News Release

Wistar Institute Professor Named First Koprowski Professor

Grant and Award Announcement

The Wistar Institute

Philadelphia - The Wistar Institute Board of Managers recently approved the appointment of Professor Giorgio Trinchieri, M.D., as Wistar's first Hilary Koprowski Endowed Professor.

The Hilary Koprowski Endowed Professorship, which is the Institute's first, was established jointly in 1998 through The Wistar Institute Science Trust Fund, whose members include Christopher Koprowski, Kathleen Scott and William Levy, and The Wistar Institute, which provided matching funds.

Designed to honor outstanding scientists at The Wistar Institute, the endowed professorship is named for Dr. Hilary Koprowski, an eminent virologist and immunologist who was Wistar's Director from 1957 until 1991.

"I recruited Dr. Trinchieri in 1975 and had the pleasure of witnessing his achievements in the field of immunology," said Dr. Koprowski. "Today, it is my pleasure that my name is associated with this outstanding scientist who has a very bright future ahead of him."

Dr. Trinchieri has served as head of Wistar's Immunology Program for the past seven years. In 1996, he was awarded the William B. Coley Award for Distinguished Research in Basic and Clinical Immunology, one of the highest honors in the field of immunology, for his discovery of Interleukin-12 (IL-12).

"Being awarded the Hilary Koprowski Chair at The Wistar Institute has very special meaning for me," said Dr. Trinchieri. "Hilary Koprowski has contributed so much to my scientific formation, giving me continuous scientific and intellectual support and allowing me to develop my scientific program in an environment of scientific excellence and collegiality. My wish is that this chair will be the first of a series of chairs that will recognize the scientific excellence of many outstanding scientists at Wistar."

Dr.
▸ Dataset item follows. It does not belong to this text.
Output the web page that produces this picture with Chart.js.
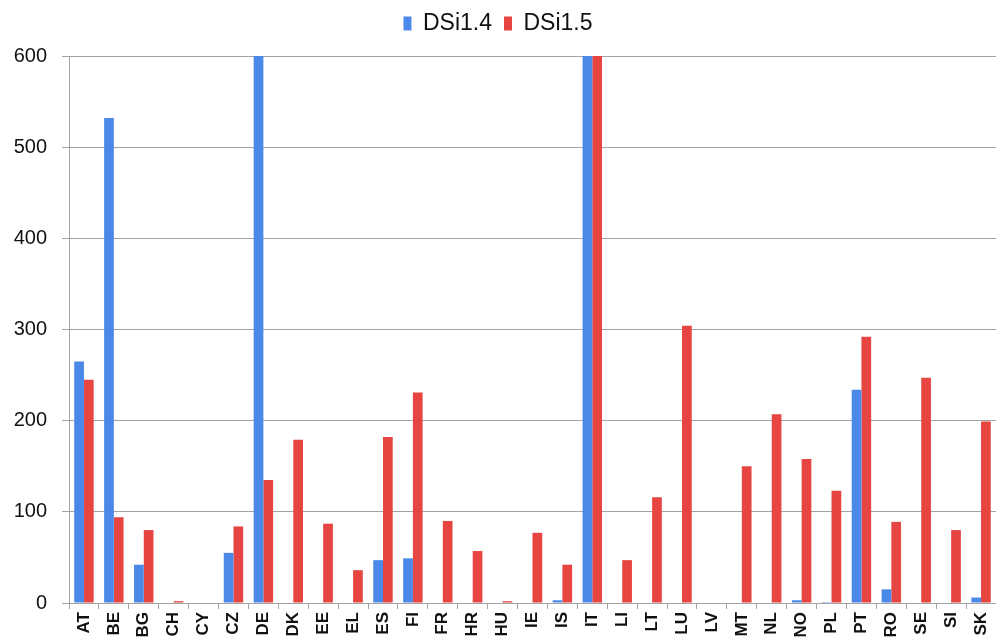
<!DOCTYPE html>
<html>
<head>
<meta charset="utf-8">
<script src="https://cdn.jsdelivr.net/npm/chart.js@4/dist/chart.umd.min.js"></script>
<style>
  html, body { margin: 0; padding: 0; background: #fff; overflow: hidden; }
</style>
</head>
<body>
<canvas id="myChart" width="996" height="640"></canvas>
<script>
const countries = ['AT', 'BE', 'BG', 'CH', 'CY', 'CZ', 'DE', 'DK', 'EE', 'EL', 'ES', 'FI', 'FR', 'HR', 'HU', 'IE',
  'IS', 'IT', 'LI', 'LT', 'LU', 'LV', 'MT', 'NL', 'NO', 'PL', 'PT', 'RO', 'SE', 'SI', 'SK'];

// DE and IT go past the top of the axis in the picture (clipped at 600)
const dsi14 = [265, 532, 42, 0, 0, 55, 650, 0, 0, 0, 47, 49, 0, 0, 0, 0,
  3, 650, 0, 0, 0, 0, 0, 0, 3, 1, 234, 15, 0, 0, 6];
const dsi15 = [245, 94, 80, 2, 0, 84, 135, 179, 87, 36, 182, 231, 90, 57, 2, 77,
  42, 650, 47, 116, 304, 0, 150, 207, 158, 123, 292, 89, 247, 80, 199];

const yTicks = [0, 100, 200, 300, 400, 500, 600];

const BLUE = '#4a89e8';
const RED = '#e64541';
const GRID = '#a3a3a3';
const FONT = '"Liberation Sans", Arial, sans-serif';

// legend box gets a fixed height so the plot starts where it does in the picture
const legendSpacer = {
  id: 'legendSpacer',
  beforeLayout(chart) {
    if (!chart.legend || chart.legend._patched) return;
    const origFit = chart.legend.fit;
    chart.legend.fit = function () {
      origFit.call(this);
      this.height = 56;
    };
    chart.legend._patched = true;
  }
};

const ctx = document.getElementById('myChart');
const chart = new Chart(ctx, {
  type: 'bar',
  data: {
    labels: countries,
    datasets: [
      { label: 'DSi1.4', data: dsi14, backgroundColor: BLUE },
      { label: 'DSi1.5', data: dsi15, backgroundColor: RED },
    ]
  },
  plugins: [legendSpacer],
  options: {
    responsive: false,
    animation: false,
    layout: { padding: 0 },
    datasets: {
      bar: { barPercentage: 1, categoryPercentage: 0.65 }
    },
    scales: {
      x: {
        grid: {
          display: true,
          drawOnChartArea: false,
          drawTicks: true,
          tickLength: 6,
          offset: true,
          color: GRID
        },
        border: { display: true, color: GRID },
        ticks: {
          autoSkip: false,
          maxRotation: 90,
          minRotation: 90,
          padding: 3,
          color: '#111',
          font: { family: FONT, size: 17, weight: 'bold' }
        },
        afterFit: (scale) => {
          scale.height = 37;
          scale.paddingLeft = 0;
          scale.paddingRight = 0;
        }
      },
      y: {
        min: 0,
        max: 600,
        afterBuildTicks: (scale) => { scale.ticks = yTicks.map(v => ({ value: v })); },
        grid: { color: GRID, tickLength: 7, lineWidth: 1 },
        border: { display: true, color: GRID },
        ticks: {
          padding: 15,
          color: '#111',
          font: { family: FONT, size: 20 }
        },
        afterFit: (scale) => { scale.width = 69; }
      }
    },
    plugins: {
      title: { display: false },
      tooltip: { enabled: false },
      legend: {
        display: true,
        position: 'top',
        align: 'center',
        labels: {
          boxWidth: 8,
          boxHeight: 14,
          padding: 12,
          color: '#111',
          font: { family: FONT, size: 23 }
        }
      }
    }
  }
});
</script>
</body>
</html>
Trinchieri came to Wistar 23 years ago. Prior to his arrival, he was a member of the faculty at the Basel Institute of Immunology in Switzerland, and an assistant professor in the Department of Medical Genetics at the University of Torino (Italy) School of Medicine.

Along with his position at Wistar, Dr. Trinchieri is a visiting professor at the Faculté de Mèdicine in Paris Sud, France, a Wistar Institute Professor of Medicine at the University of Pennsylvania and a member of the executive committee of the University's Institute of Gene Therapy.

He also is a member of the Scientific Advisory Council and Fellowship Committee of the Cancer Research Institute in New York. He also sits on the editorial boards of many scientific journals and serves on several federal review committees.

Dr. Trinchieri's main research goal is to understand how inborn disease resistance and adaptive immunity work together to establish defenses against disease. His early work focused on Natural Killer (NK) cells, which destroy infected and cancerous cells and influence the outcome of adaptive immunity. In 1989, his laboratory discovered IL-12, which is produced within a few hours of infection. IL-12 activates NK cells and plays a key role in regulating human resistance and the immune response to various infections, including HIV.

The biological properties of IL-12 imply it may also be useful as an adjuvant in vaccination and as an anti-tumor agent. Clinical trials are being conducted to determine if IL-12 awakens immune responses that are sluggish and ineffective in cancer patients and causes tumor annihilation and resistance to relapse.

The Wistar Institute, established in 1892, was the first independent medical research facility in the country. For more than 100 years, Wistar scientists have been making history and improving world health through their development of vaccines for diseases that include rabies, German measles, infantile gastroenteritis (rotavirus), and cytomegalovirus; discovery of molecules like interleukin-12, which are helping the immune system fight bacteria, parasites, viruses and cancer; and location of genes that contribute to the development of diseases like breast, lung and prostate cancer. Wistar is a National Cancer Institute Cancer Center.